Landwirtschaftliche Betriebe in der Region setzen die Fluggeräte bereits heute zur Schädlingsbekämpfung ein. Mit Drohnen verteilen sie Schlupfwespen-Puppen auf hohen Maisfeldern. Die Wespen sind ein natürlicher Feind des Maiszünslers, der Maisstengel durchbohrt. Mit chemischen Mitteln könne man die Zünsler in den hohen Feldern nur schlecht bekämpfen, so Pflugfelder. Die Puppen per Hand zu verteilen, dauere wiederum sehr lange. „Mit einer Drohne ist ein Hektar in fünf Minuten beflogen“, erklärt der Agraringenieur – ohne Chemie. Einzige Schwierigkeit: um Drohnen zu steuern, die mehr als zwei Kilogramm wiegen, benötigt man einen sogenannten Kenntnisnachweis. Den Test zu bestehen sei gar nicht so leicht, sagt Pflugfelder. „Manche unserer Mitarbeiter haben dafür mehrere Anläufe gebraucht.“

Eine App zeigt an, wo man fliegen darf

In Sachen Drohnen passiert in und um Stuttgart also so einiges. Aber wie viele der Fluggeräte schwirren in der Landeshauptstadt umher? Das wollte die CDU-Gemeinderatsfraktion vor Kurzem in einer Anfrage an die Verwaltung wissen. Die Antwort steht noch aus, auf Nachfrage unserer Zeitung konnte man weder bei der Stadt noch beim RP eine Zahl nennen. „Wir haben keinen Überblick über die Zahl der Drohnenpiloten, weil keine Registrierungspflicht besteht“, erklärt RP-Pressereferentin Désirée Bodesheim.

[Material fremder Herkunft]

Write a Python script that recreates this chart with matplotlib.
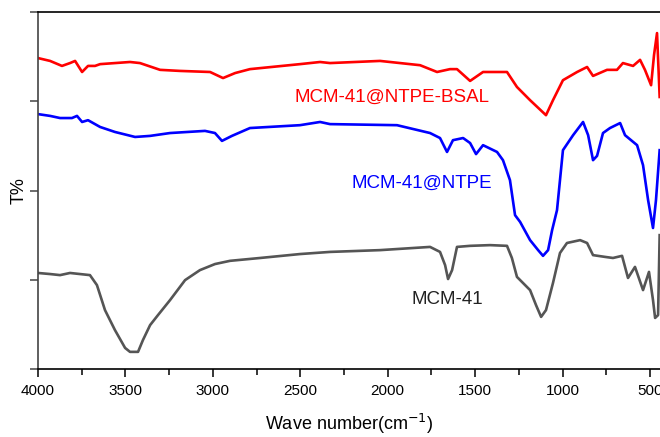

In ihrer Anfrage wollte die CDU auch wissen, ob die Verwaltung „spezielle Problemstellungen“ sehe, wenn die Zahl der Drohnenflüge weiter steige. Zumindest derzeit scheint diese Sorge unbegründet: Das Ordnungsamt erhielt 2017 so gut wie keine Beschwerden über Drohnen oder ihre Nutzer. „Die Zahl lag im einstelligen Bereich“, so Ann-Katrin Gehrung von der Pressestelle der Stadt.

„Grundsätzlich sollten Drohnenpiloten die gesetzlichen Regelungen kennen“, sagt Désirée Bodesheim. Das RP bietet auf seiner Website eine Entscheidungshilfe als PDF-Datei an. Es empfiehlt außerdem die DFS-Drohnen-App der Deutschen Flugsicherung. Dort können Piloten die Eigenschaften ihrer Drohne angeben und auf einer Karte überprüfen, ob sie am aktuellen Standort ihr Fluggerät in die Luft steigen lassen dürfen, und wenn ja, unter welchen Bedingungen. „So eine App entbindet aber nicht davon, dass man sich vor Ort noch einmal über die Begebenheiten informiert“, so Bodesheim.